All of these steps are, of course, then done for each of the techniques you have identified to be included in your sound. Start with one or two, and let them sink into your playing. Try to overuse them in the beginning, until they are a part of what you normally do.
Sharpening Your Listening Skills
The bottom line: In order to understand, replicate, and build on what you hear your favorite players do, you need good listening skills. What I described above for learning new techniques is a good way of building your mental model of the harmonica while you start understanding how different techniques sound.
In particular, ear training for recognizing intervals is very valuable. It will help you understand the layout of the harmonica and the sound you can expect to hear with various hole combinations. It makes it easier for you to make the connection between the sound of a root note and any note above or below.

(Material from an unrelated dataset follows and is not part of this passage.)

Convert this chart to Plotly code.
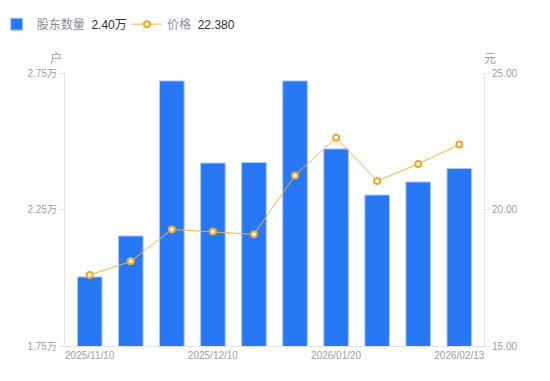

And best of all, it’ll get you on the fast track to learning your favourite songs, improvising, and even composing your own music.
So get those ears in tune and make them work in your favor!
The harmonica is a fantastic instrument for improvisation and elaboration. To this end, the most valuable thing you can do as a harmonica player is train your ears to pick out notes, chords, intervals, and of course, the multitude of techniques at your disposal – and watch your playing improve.